From July 7 to 12, 2017, Çıldır and Günaysu went to Assyrian villages in Tur Abdin − Zaz, Dayro Daşlibo (Çatalçam), Der Kube (Karagöl), Hah (Anıtlı), Bsorino (Haberli), Sare (Sarıköy), and Kafro (Elbeğendi) and spoke with Assyrian priests, teachers, and other locals there.

Günaysu wrote: "We saw the traces of the Seyfo [Assyrian genocide] everywhere. In the abandoned, half-ruined churches, monasteries, homes that treasure hunters have filled with holes. An Assyrian told me: ‘The stones must speak to tell all this because there are no [Assyrians] left, people have been killed.'”

The Assyrian genocide is ongoing in Turkey -- through pressure on and the persecution against Assyrians. Their villages were forcibly evacuated in the 1990s. Since 2002, when a few of them returned from Europe to their villages or towns, they have been constantly targeted. In January 2020, for instance, an Assyrian couple, Hurmuz Diril, 71, and Simoni Diril, 65, was abducted by unidentified assailants in their village of Meer in Şirnak province, southeast Turkey. The decaying remains of Simoni were found by one of her sons in a river near their home two months after the abduction. Hurmuz remains missing.

"Seyfo [the Assyrian genocide] has never ended," Assyrians told Günaysu. "Not in the 1920s, 1930s, 1940s, 1950s, not up until today."

They said:

More Assyrians were murdered after Seyfo [the genocide] than during the genocide. They were murdered everywhere. While walking in the streets, working in their fields, while grazing their animals, or picking their crops. They murdered us, saying “let's kill them off so that we can own their property.”

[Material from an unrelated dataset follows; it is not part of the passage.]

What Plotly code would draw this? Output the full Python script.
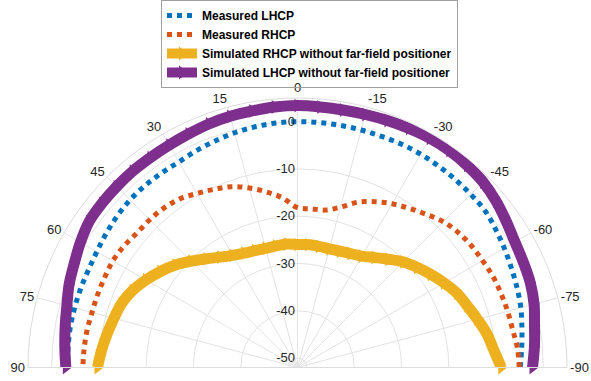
import plotly.graph_objects as go

theta = [-90, -85, -80, -75, -70, -65, -60, -55, -50, -45, -40, -35, -30, -25, -20, -15, -10, -5,
         0, 5, 10, 15, 20, 25, 30, 35, 40, 45, 50, 55, 60, 65, 70, 75, 80, 85, 90]

meas_lhcp = [-4.9, -4.4, -3.8, -3.1, -2.6, -2.1, -1.5, -0.9, -0.3, -0.2, -0.1, 0.0, 0.1, 0.1, 0.0, 0.0, 0.0, 0.0,
             0.0, -0.1, -0.3, -0.6, -1.0, -1.4, -1.8, -1.8, -1.8, -1.9, -2.2, -2.6, -3.0, -3.2, -3.2, -3.2, -3.2, -3.3, -3.4]

meas_rhcp = [-5.1, -5.3, -5.8, -6.0, -6.2, -6.4, -6.8, -7.1, -7.6, -8.4, -9.7, -10.9, -12.0, -13.3, -14.8, -16.9, -18.2, -18.3,
             -18.2, -16.0, -14.3, -12.7, -11.3, -10.4, -9.5, -8.5, -8.0, -7.8, -7.7, -7.2, -6.9, -7.0, -7.0, -7.0, -6.8, -6.7, -6.6]

sim_rhcp = [-8.9, -10.3, -11.3, -12.6, -13.8, -14.8, -16.2, -17.6, -19.0, -20.4, -22.1, -23.6, -24.8, -25.4, -25.8, -26.0, -26.0, -25.9,
            -26.0, -25.8, -25.9, -25.9, -25.7, -25.3, -24.6, -23.5, -22.0, -20.2, -18.3, -16.6, -15.0, -13.5, -12.4, -11.8, -11.1, -10.4, -9.7]

sim_lhcp = [-2.3, -1.7, -1.1, -0.2, 0.4, 0.7, 1.1, 1.9, 2.8, 3.5, 3.8, 4.0, 4.0, 3.8, 3.6, 3.4, 3.3, 3.3,
            3.4, 3.3, 3.1, 3.0, 2.8, 2.5, 2.3, 2.2, 2.2, 2.1, 2.0, 1.8, 1.0, 0.1, -0.6, -1.5, -2.1, -2.6, -3.0]

theta_ticks = [-90, -75, -60, -45, -30, -15, 0, 15, 30, 45, 60, 75, 90]
r_ticks = [-50, -40, -30, -20, -10, 0]
r_range = [-52, 5]

BLUE = "#0072BD"
ORANGE = "#D95319"
YELLOW = "#EDB120"
PURPLE = "#7E2F8E"

fig = go.Figure()
fig.add_trace(go.Scatterpolar(
    r=meas_lhcp, theta=theta, mode="lines", name="Measured LHCP",
    line=dict(color=BLUE, width=5, dash="dot", shape="spline"), cliponaxis=False))
fig.add_trace(go.Scatterpolar(
    r=meas_rhcp, theta=theta, mode="lines", name="Measured RHCP",
    line=dict(color=ORANGE, width=5, dash="dot", shape="spline"), cliponaxis=False))
fig.add_trace(go.Scatterpolar(
    r=sim_rhcp, theta=theta, mode="lines+markers", name="Simulated RHCP without far-field positioner",
    line=dict(color=YELLOW, width=11, shape="spline"),
    marker=dict(symbol="triangle-right", size=12, color=YELLOW), cliponaxis=False))
fig.add_trace(go.Scatterpolar(
    r=sim_lhcp, theta=theta, mode="lines+markers", name="Simulated LHCP without far-field positioner",
    line=dict(color=PURPLE, width=11, shape="spline"),
    marker=dict(symbol="triangle-right", size=12, color=PURPLE), cliponaxis=False))

W, H = 591, 381
cx, cy, R = 297.5, 367.5, 269.5
fig.update_layout(
    width=W, height=H,
    margin=dict(l=0, r=0, t=0, b=0),
    paper_bgcolor="white",
    font=dict(family="Liberation Sans, Arial, sans-serif", size=13, color="#262626"),
    polar=dict(
        domain=dict(x=[(cx - R) / W, (cx + R) / W], y=[(H - cy) / H, (H - cy + R) / H]),
        sector=[0, 180],
        bgcolor="white",
        angularaxis=dict(
            rotation=90, direction="counterclockwise",
            tickmode="array", tickvals=theta_ticks, ticktext=[str(t) for t in theta_ticks],
            showgrid=True, gridcolor="#e3e3e3", gridwidth=1,
            showline=True, linecolor="#dcdcdc", linewidth=1,
            ticks="", tickfont=dict(size=13, color="#262626"),
        ),
        radialaxis=dict(
            range=r_range, angle=90, tickangle=90, side="counterclockwise",
            tickmode="array", tickvals=r_ticks, ticktext=[str(t) for t in r_ticks],
            showgrid=True, gridcolor="#e3e3e3", gridwidth=1,
            showline=False, ticks="", tickfont=dict(size=13, color="#262626"),
        ),
    ),
    legend=dict(
        x=309.5 / W, y=1.0, xanchor="center", yanchor="top",
        bgcolor="rgba(255,255,255,0)", bordercolor="#a0a0a0", borderwidth=1,
        font=dict(family="Liberation Sans, Arial, sans-serif", size=12, color="black", weight="bold"),
        tracegroupgap=0, itemwidth=30,
    ),
    showlegend=True,
)

fig.write_html("out.html")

It was not "just" murders. Kidnappings of girls, stopping people in the streets and severely beating them, injuring them, seizing their fields, homes, forests, and other properties, threatening, harassing, intimidating them.

Assyrians said:

They [Muslims] have their own forests. Yet they still come to our forests and cut down our trees. We tell them, “If you are poor, just tell us; we can help you. But do not steal.” But no, they still cut down our trees. For the property of the kafir [infidels] are halal [permissible] to them. When people from the Directorate of the Land Registry come to our areas to inspect, they are accompanied by armed men of the other side. Assyrians say “these lands are ours.” They respond by saying “don't say that. All of this belongs to Allah.”

Assyrians, whose ancient ancestors established one of the world’s greatest civilizations, are still harassed and oppressed in a NATO member country, Turkey.

As retired US diplomat Alberto Miguel Fernandez wrote about the recent attack against the Assyrian family in Mardin:

One Assyrian Christian family too many. Somehow “diversity, tolerance and welcoming minorities” are only slogans and policy to be applied in the West. Not in Turkey.

Uzay Bulut is a Turkish journalist and political analyst formerly based in Ankara.